Growing up in Lilburn, Thomas Odom had four life goals he wanted to accomplish.
The first goal was to advance to the rank of Eagle Scout, the requirements for which he completed early in the new century.
Then he wanted to hike the Appalachian Trail, which he covered in 2005 while a student at North Georgia College in Dahlonega, where he now resides.
Then he wanted to compete in the Ironman World Championships, which he was able to do in 2016 in Hawaii.
And the final item on Odom’s punch list was to ride his bicycle across the country, a sojourn he completed on June 22 in the annual Race Across America event, pedaling 3,069-plus miles from Oceanside, California, to Annapolis, Maryland, in 10 days, 21 hours and 10 minutes.

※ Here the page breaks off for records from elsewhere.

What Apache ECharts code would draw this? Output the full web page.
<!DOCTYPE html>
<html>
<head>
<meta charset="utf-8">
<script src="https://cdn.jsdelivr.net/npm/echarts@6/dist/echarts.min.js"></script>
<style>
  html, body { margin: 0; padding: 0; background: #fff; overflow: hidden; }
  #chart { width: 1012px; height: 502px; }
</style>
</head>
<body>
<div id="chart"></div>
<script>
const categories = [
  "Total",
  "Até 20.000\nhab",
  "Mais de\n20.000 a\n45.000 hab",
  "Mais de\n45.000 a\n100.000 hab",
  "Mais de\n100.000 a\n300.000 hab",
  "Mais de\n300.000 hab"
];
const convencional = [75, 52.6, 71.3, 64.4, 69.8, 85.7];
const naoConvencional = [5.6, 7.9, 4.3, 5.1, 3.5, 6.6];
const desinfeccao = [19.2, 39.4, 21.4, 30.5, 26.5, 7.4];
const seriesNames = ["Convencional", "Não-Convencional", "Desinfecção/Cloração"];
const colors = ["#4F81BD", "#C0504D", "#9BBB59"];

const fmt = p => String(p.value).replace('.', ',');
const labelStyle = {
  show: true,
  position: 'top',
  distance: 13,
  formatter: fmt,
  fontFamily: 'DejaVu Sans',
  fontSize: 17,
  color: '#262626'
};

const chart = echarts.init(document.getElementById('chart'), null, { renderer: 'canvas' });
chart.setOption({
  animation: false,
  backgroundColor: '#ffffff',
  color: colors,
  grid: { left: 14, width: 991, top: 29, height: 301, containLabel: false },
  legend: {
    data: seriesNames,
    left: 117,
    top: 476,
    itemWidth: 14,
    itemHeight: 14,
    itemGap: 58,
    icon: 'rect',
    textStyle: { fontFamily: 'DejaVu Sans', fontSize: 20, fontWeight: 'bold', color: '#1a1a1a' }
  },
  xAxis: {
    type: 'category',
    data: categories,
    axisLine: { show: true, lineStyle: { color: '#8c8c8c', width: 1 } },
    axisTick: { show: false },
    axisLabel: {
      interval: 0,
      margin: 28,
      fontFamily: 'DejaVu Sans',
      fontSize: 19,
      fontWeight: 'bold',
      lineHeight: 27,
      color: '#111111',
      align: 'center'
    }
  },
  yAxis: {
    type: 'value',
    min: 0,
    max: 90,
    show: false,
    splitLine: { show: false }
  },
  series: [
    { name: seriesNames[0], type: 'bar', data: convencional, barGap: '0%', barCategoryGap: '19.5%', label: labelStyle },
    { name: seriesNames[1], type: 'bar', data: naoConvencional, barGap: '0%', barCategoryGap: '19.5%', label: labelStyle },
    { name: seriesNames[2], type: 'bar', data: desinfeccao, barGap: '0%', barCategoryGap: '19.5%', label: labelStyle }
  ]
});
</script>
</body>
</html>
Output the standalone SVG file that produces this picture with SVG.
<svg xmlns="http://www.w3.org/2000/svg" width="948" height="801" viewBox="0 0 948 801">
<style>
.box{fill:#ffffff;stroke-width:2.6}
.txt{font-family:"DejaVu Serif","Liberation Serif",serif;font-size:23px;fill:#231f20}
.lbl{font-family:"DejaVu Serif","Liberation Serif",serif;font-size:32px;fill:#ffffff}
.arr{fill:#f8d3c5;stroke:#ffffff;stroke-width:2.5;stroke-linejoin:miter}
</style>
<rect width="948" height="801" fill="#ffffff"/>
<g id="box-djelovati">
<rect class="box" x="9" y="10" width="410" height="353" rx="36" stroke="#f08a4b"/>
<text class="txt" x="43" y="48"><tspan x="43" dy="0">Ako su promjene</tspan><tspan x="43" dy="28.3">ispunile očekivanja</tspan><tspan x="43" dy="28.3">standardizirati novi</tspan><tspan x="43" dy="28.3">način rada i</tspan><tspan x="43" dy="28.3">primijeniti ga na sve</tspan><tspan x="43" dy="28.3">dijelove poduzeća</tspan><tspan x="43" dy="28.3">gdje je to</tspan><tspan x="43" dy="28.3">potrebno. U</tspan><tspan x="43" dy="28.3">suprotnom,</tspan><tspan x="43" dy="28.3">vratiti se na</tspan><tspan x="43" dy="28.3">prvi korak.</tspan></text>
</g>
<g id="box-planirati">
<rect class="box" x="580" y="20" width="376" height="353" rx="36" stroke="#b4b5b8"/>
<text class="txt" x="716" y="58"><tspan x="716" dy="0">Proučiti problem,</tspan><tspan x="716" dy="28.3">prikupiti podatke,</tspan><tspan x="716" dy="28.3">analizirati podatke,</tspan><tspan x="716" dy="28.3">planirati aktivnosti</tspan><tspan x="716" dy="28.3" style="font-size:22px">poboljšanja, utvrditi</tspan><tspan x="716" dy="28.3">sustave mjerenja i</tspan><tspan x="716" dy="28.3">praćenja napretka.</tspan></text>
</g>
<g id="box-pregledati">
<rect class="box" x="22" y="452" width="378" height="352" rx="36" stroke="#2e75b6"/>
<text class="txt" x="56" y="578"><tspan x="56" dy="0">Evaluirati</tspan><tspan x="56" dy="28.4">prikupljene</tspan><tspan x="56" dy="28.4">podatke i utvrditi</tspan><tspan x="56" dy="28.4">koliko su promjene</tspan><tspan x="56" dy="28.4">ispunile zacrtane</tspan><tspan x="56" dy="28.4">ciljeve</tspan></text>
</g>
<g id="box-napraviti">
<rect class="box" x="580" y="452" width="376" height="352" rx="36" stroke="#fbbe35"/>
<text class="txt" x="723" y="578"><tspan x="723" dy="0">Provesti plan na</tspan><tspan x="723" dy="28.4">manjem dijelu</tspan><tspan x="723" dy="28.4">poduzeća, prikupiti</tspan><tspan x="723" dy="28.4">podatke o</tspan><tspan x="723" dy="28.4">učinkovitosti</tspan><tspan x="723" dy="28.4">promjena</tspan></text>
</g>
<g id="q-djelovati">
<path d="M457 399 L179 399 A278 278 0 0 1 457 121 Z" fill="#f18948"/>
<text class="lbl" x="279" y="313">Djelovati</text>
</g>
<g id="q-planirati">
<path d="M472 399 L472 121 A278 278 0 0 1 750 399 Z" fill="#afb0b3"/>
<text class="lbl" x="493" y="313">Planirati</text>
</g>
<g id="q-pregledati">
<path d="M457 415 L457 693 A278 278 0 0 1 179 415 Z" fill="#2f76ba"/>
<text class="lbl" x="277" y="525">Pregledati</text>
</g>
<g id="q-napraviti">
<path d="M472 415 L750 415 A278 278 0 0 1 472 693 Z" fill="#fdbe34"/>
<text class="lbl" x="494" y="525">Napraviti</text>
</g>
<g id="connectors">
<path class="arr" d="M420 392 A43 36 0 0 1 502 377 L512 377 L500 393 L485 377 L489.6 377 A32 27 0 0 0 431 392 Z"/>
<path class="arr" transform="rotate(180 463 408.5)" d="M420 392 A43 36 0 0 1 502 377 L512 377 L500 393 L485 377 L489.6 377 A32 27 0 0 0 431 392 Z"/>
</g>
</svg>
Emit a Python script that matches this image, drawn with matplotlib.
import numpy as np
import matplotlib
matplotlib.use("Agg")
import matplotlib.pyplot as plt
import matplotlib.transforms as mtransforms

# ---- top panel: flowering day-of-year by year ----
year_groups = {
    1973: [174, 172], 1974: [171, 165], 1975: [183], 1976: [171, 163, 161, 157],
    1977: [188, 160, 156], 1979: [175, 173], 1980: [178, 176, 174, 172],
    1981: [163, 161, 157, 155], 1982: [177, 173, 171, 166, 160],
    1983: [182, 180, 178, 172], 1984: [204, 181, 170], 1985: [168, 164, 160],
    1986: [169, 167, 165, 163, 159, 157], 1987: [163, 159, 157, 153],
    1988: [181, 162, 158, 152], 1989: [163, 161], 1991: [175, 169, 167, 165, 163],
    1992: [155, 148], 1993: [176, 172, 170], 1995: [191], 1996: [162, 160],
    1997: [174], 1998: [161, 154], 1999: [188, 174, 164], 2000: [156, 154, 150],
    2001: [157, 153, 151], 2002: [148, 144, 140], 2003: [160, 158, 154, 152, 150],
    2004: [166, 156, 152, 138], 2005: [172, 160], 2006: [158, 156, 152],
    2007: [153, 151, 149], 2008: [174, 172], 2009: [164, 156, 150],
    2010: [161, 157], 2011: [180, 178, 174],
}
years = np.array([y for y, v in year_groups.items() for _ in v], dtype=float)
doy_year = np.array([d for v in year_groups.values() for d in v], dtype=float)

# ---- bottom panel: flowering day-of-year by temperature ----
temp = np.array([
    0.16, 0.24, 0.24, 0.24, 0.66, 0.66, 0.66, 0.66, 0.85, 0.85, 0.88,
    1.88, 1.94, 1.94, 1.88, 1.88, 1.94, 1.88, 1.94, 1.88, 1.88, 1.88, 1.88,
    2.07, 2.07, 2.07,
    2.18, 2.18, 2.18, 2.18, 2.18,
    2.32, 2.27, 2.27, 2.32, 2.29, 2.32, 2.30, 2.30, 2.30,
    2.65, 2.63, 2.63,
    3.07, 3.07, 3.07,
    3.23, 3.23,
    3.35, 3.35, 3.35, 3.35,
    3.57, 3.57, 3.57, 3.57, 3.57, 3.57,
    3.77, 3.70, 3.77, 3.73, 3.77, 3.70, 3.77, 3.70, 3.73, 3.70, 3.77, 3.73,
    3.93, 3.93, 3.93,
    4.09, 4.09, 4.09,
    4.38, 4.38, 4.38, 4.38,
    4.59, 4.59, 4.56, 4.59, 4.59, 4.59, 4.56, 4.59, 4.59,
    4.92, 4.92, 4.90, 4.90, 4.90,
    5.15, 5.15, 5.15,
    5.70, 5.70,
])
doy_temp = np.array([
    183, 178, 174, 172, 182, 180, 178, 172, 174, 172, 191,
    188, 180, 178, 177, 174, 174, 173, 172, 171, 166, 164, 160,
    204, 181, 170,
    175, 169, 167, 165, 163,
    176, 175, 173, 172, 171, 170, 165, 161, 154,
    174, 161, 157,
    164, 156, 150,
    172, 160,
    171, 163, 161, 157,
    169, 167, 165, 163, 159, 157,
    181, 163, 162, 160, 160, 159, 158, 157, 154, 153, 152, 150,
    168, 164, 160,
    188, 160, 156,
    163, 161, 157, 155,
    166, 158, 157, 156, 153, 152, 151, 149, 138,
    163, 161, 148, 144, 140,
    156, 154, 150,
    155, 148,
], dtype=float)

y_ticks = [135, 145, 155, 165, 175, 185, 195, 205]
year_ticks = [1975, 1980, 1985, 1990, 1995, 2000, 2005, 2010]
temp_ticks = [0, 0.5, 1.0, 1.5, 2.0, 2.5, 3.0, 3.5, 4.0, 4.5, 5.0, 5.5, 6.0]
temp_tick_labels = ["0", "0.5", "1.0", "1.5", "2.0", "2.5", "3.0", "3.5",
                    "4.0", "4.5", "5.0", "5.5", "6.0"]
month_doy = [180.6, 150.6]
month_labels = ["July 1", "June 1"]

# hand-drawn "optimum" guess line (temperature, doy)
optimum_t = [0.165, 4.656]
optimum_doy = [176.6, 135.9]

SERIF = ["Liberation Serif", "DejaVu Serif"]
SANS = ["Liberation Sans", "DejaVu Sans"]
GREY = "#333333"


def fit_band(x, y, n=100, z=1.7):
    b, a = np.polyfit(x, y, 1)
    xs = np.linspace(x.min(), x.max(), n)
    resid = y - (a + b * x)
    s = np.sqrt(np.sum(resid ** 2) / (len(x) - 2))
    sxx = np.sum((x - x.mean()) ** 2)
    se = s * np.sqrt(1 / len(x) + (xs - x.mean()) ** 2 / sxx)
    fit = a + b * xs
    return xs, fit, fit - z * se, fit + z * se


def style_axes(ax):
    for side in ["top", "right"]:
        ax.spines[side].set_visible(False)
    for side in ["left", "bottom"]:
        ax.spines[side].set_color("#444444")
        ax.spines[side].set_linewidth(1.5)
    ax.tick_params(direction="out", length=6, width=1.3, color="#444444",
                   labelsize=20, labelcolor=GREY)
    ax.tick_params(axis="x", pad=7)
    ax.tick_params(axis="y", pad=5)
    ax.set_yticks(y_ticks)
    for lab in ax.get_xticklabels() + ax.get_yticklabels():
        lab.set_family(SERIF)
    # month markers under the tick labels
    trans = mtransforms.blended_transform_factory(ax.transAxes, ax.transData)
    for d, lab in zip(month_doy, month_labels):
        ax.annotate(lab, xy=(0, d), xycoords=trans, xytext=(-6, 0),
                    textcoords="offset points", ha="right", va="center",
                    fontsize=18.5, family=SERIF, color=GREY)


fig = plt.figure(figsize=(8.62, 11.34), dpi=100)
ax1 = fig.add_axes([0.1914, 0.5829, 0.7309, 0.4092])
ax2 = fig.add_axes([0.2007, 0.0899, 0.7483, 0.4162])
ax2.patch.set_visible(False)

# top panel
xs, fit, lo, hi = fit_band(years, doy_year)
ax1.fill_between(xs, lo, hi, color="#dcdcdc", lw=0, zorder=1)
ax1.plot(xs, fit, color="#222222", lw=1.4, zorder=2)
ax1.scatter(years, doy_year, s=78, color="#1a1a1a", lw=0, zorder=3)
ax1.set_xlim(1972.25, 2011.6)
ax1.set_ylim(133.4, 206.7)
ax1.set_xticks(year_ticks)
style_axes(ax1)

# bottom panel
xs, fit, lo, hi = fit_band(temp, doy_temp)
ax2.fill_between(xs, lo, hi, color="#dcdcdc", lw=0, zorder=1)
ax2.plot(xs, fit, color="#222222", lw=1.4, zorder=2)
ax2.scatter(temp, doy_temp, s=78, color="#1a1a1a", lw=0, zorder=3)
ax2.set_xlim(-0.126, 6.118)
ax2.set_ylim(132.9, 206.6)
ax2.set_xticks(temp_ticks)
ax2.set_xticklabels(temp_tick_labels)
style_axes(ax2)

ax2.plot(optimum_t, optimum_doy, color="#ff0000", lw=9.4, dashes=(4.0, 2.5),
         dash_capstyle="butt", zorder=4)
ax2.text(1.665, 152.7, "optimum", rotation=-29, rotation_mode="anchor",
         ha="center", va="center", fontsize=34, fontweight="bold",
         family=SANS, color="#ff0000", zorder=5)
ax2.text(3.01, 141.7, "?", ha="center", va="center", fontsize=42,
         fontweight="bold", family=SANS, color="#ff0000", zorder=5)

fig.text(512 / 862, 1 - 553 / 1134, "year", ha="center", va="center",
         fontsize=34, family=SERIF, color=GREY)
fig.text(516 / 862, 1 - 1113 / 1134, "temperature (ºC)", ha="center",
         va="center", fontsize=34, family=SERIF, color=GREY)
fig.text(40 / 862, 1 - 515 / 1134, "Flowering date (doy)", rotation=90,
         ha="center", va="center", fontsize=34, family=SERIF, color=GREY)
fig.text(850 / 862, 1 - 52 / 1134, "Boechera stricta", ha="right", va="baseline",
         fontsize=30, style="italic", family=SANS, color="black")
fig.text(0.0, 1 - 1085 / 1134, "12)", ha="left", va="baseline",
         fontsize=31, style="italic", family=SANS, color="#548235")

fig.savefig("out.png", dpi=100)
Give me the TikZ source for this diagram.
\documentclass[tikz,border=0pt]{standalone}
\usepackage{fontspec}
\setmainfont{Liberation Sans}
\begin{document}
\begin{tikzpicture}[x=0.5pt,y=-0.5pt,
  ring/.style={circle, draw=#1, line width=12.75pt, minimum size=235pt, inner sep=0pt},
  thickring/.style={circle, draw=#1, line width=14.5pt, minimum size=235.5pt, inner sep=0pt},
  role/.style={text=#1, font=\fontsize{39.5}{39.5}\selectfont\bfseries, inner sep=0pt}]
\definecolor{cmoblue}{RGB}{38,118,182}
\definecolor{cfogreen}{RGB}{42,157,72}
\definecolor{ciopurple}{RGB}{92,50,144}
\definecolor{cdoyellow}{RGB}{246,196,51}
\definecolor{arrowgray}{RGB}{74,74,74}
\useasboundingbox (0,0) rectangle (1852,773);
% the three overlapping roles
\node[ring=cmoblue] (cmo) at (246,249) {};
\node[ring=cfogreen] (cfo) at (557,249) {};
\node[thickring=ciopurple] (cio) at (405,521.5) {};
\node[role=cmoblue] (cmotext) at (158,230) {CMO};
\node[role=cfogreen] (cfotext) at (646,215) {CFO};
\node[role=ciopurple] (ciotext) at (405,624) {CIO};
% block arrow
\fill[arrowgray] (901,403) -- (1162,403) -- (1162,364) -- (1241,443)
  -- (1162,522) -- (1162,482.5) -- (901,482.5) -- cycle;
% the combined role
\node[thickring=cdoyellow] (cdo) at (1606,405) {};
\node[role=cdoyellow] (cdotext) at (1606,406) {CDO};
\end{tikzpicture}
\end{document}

Riding solo — but with an eight-person crew along for the journey — and raising $75,000 for the Kyle Pease Foundation and Connectability (organizations that arrange for disabled athletes to compete in road races and other events), Odom finished fifth overall in the Solo Male Under-50 division and was the division’s top American finisher.
“You have 12 days and 288 hours to make it, and there’s a very specific route and the clock never stops,” said Odom, 33. “They say go and you go.”
Odom said his original plan to ride across the country was considerably more laid back, but with professional and familial responsibilities, he figured the Ride Across America was his best bet.
“My original thought was I’d take a few months and do it like I did the Appalachian Trail — bike some, camp and do a tour across the country on my bicycle,” said Odom, a 2004 graduate of Parkview High School, where he competed on the swim team.
“Well, I’ve got a wife and a 3-year-old and a career, so that wasn’t an option. I knew about this race from a distance and heard about people who had done it. I’ve always been pretty good on a bike and I thought I’d see if I could cross the United States this way.”
Planning for the trip took all of two years and Odom has been training specifically for the event for the last 14 months. During his training, he found time to run in the Cruel Jewel, a 106-mile run in the North Georgia Mountains, and to ride his bike from Dahlonega to Washington, DC, on the Blue Ridge Parkway (some 780 miles) and on a 600-mile trek from the North Georgia Mountains to Middle Georgia.
“A typical week was I’d go to the gym twice a week for strength training then I would bike seven days a week as well,” he said. “It varied on weekends. I’d have 15- to-18-hour rides on Saturday to five or six hours on Sunday, or sometimes two 15-hour days back to back. There were also five or six 24-hour rides in there, too.”
As difficult as the training was, the logistical puzzle of riding a bike across a prescribed path across the country in a certain number of days was even harder to solve. Odom said even the idea of such a ride was impossible without his team, including crew chief Jesse Turk.
“Jesse basically ran the show and did all the hard work — I just pedaled,” said Odom, who with Mallory, his wife of 10 years, has a son, Samuel. “He had to manage a van breaking down in the middle of the desert and I never missed a beat and an RV breaking down and I never missed a beat. Multiple things happened and he managed it and kept the crew moving.
“I would typically be on my bike from 21- to 30-plus hours at a time, then I would take about a two-hour nap and then I’d be back on my bike. There was very little stoppage — I was either sleeping or biking. The minutes before and after were very quick and everyone had a plan. It was like a NASCAR pit crew.”
At the conclusion of the race, which began on June 11, Odom said he was able to sleep for a couple of hours before a team dinner and sendoff and then slept heavily afterwards. He said he’s still catching up on his rest — and his work.
Now that he’s scratched everything off his personal to-do list, what’s next for Odom?
“I don’t know,” he said. “I will do more (events) for the fun of it. I want to do more with the (Pease) Foundation people but I think what I want to do next is learn to play the piano. I want to do something a little different.
My son is 3 and my wife has given up just about all her weekends since 2007 so I’m going to take it down a notch and spend some time with her, learn the piano and bike with my kid behind in a trailer. … I’ll mix it up a little bit. I’m sure I’ll get into some new adventures in a few years but I’m going to take four or five years and just kind of cool it.